Saturday, February 04, 2006

Two Hangings in Auburn

Brian Bouchard at EarlyMaine.org posted a link last week to a list of 21 executions that occurred in Maine between 1644 and 1885.

My own great-great-grandfather was present at two of these events—the hangings of Peter Williams and Abraham Cox.
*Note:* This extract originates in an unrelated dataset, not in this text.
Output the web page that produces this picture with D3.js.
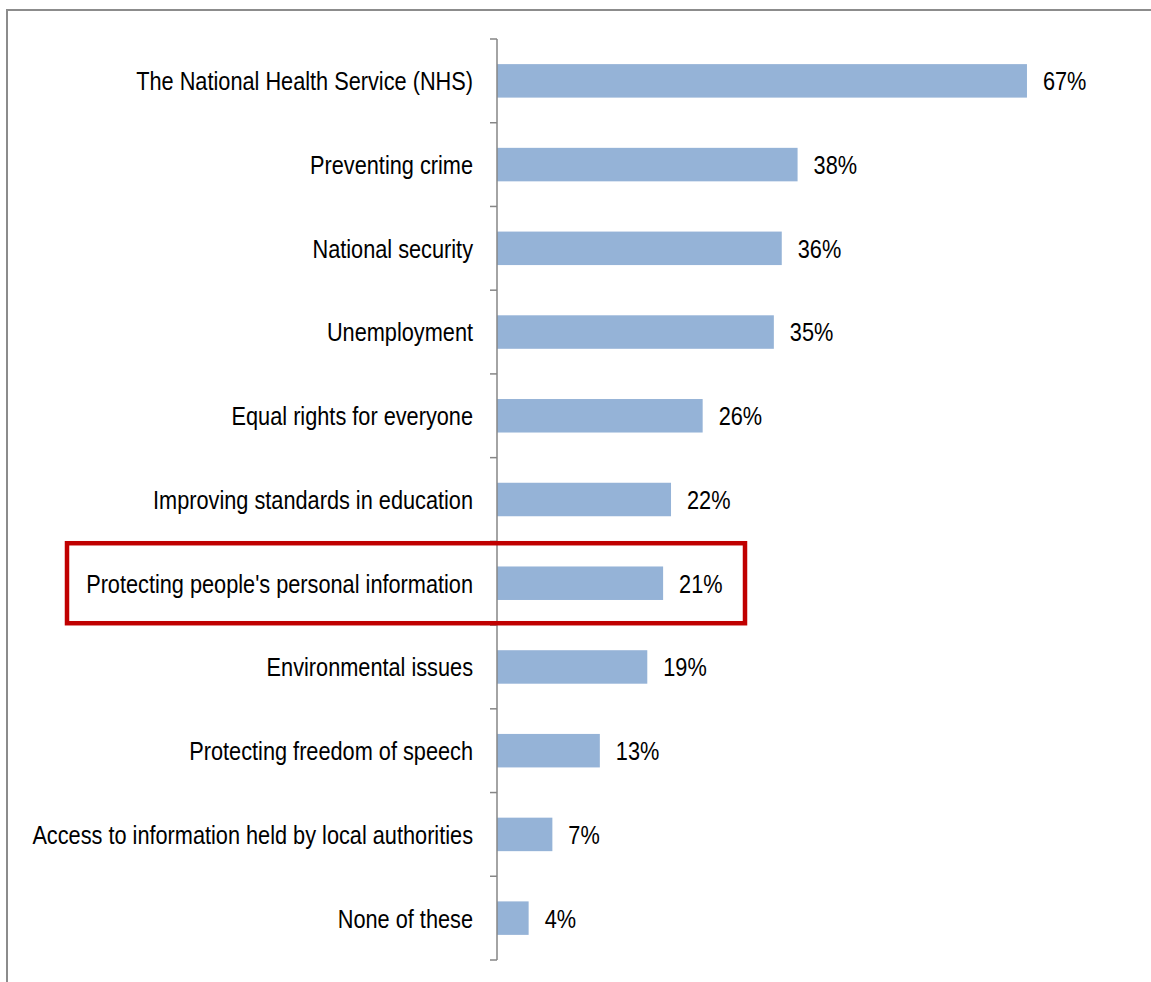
<!DOCTYPE html>
<html>
<head>
<meta charset="utf-8">
<script src="https://cdn.jsdelivr.net/npm/d3@7"></script>
<style>
  html, body { margin: 0; padding: 0; background: #fff; }
  svg { display: block; }
</style>
</head>
<body>
<svg id="chart" width="1151" height="982"></svg>
<script>
// Share of respondents naming each issue
const categories = [
  "The National Health Service (NHS)",
  "Preventing crime",
  "National security",
  "Unemployment",
  "Equal rights for everyone",
  "Improving standards in education",
  "Protecting people's personal information",
  "Environmental issues",
  "Protecting freedom of speech",
  "Access to information held by local authorities",
  "None of these"
];
const values = [67, 38, 36, 35, 26, 22, 21, 19, 13, 7, 4];
const highlighted = "Protecting people's personal information";

const svg = d3.select("#chart");
const W = 1151, H = 982;

const FONT = "'Liberation Sans', Arial, sans-serif";
const FS = 26.5;      // font size
const SX = 0.82;      // narrow face: horizontal compression

// outer frame (top and left edges visible)
svg.append("rect")
  .attr("x", 7).attr("y", 10)
  .attr("width", W + 20).attr("height", H + 20)
  .attr("fill", "none")
  .attr("stroke", "#8c8c8c")
  .attr("stroke-width", 2);

const axisX = 497;
const y = d3.scaleBand()
  .domain(categories)
  .range([39, 960])
  .paddingInner(0.6)
  .paddingOuter(0.3);

const x = d3.scaleLinear().domain([0, 100]).range([axisX, axisX + 791]);

// bars
svg.append("g").selectAll("rect")
  .data(categories)
  .join("rect")
  .attr("x", x(0))
  .attr("y", d => y(d))
  .attr("width", (d, i) => x(values[i]) - x(0))
  .attr("height", y.bandwidth())
  .attr("fill", "#95b3d7");

// category axis: line plus ticks at band boundaries
const axis = svg.append("g").attr("stroke", "#868686").attr("stroke-width", 1.5);
const [r0, r1] = y.range();
axis.append("line")
  .attr("x1", axisX).attr("x2", axisX)
  .attr("y1", r0).attr("y2", r1);
axis.selectAll("line.tick")
  .data(d3.range(categories.length + 1))
  .join("line")
  .attr("class", "tick")
  .attr("x1", axisX - 7).attr("x2", axisX)
  .attr("y1", k => r0 + k * y.step())
  .attr("y2", k => r0 + k * y.step());

const mid = d => y(d) + y.bandwidth() / 2;
const baseline = d => mid(d) + FS * 0.355;

// category labels (right aligned to the left of the axis)
svg.append("g")
  .attr("transform", `scale(${SX},1)`)
  .selectAll("text")
  .data(categories)
  .join("text")
  .attr("x", 473 / SX)
  .attr("y", baseline)
  .attr("text-anchor", "end")
  .attr("font-family", FONT)
  .attr("font-size", FS)
  .attr("fill", "#000")
  .text(d => d);

// value labels
svg.append("g")
  .attr("transform", `scale(${SX},1)`)
  .selectAll("text")
  .data(categories)
  .join("text")
  .attr("x", (d, i) => (x(values[i]) + 16) / SX)
  .attr("y", baseline)
  .attr("font-family", FONT)
  .attr("font-size", FS)
  .attr("fill", "#000")
  .text((d, i) => values[i] + "%");

// highlight box around the personal information row
const hc = mid(highlighted);
svg.append("rect")
  .attr("x", 67)
  .attr("y", hc - 40)
  .attr("width", 745 - 67)
  .attr("height", 80)
  .attr("fill", "none")
  .attr("stroke", "#c00000")
  .attr("stroke-width", 4.5);
</script>
</body>
</html>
They had been convicted of murdering the captain, mates, and one other man aboard the brig Albion Cooper.

The execution happened in the prison yard in Auburn, at eleven o'clock on the morning of August 27, 1858 (not 1860, as the list states), and was witnessed by 6,000 to 7,000 people, "of whom it is estimated that one quarter were women" [Kennebec Weekly Journal, Sept. 3, 1858].

My great-great-grandfather, Lemuel Dunham, had turned 28 the day before, and came down from Hebron Academy to witness the hangings. "I saw those poor wretches launched into eternity," he would later write, "and it was a sight that I do not wish to witness again” [Oxford County Advertiser, Sept. 5, 1884]. The executioner was William K. Kimball of Paris, who subsequently committed suicide with a pistol.

Coincidentally, a second man from my hometown of Greenwood—Octavus K. Yates—also played a part in the spectacle. He wrote a poem (actually lyrics, to be sung to the same tune as "Old Ironsides"). This he cleverly titled "Last words of Peter Williams and Abraham Cox, who were executed at Auburn, Aug. 27th, 1858, for the murder of the crew of the Brig Albion Cooper." A copy of his broadside now sits in the Library of Congress.

1 comment:

Jonathan said...

My great,great,great,grandfather,David Halkett, was given the leg and hand cuffs from Cox's limbs as reward for testifying at their trial in Portland. One set of these were passed down to me. A small account of this can be read from Dr. Jefferson Gallisons account written in his series "Old Times in Woodstock published in the Oxford Democrat around 1900 under the heading: "David Halkett, the Old Sailor".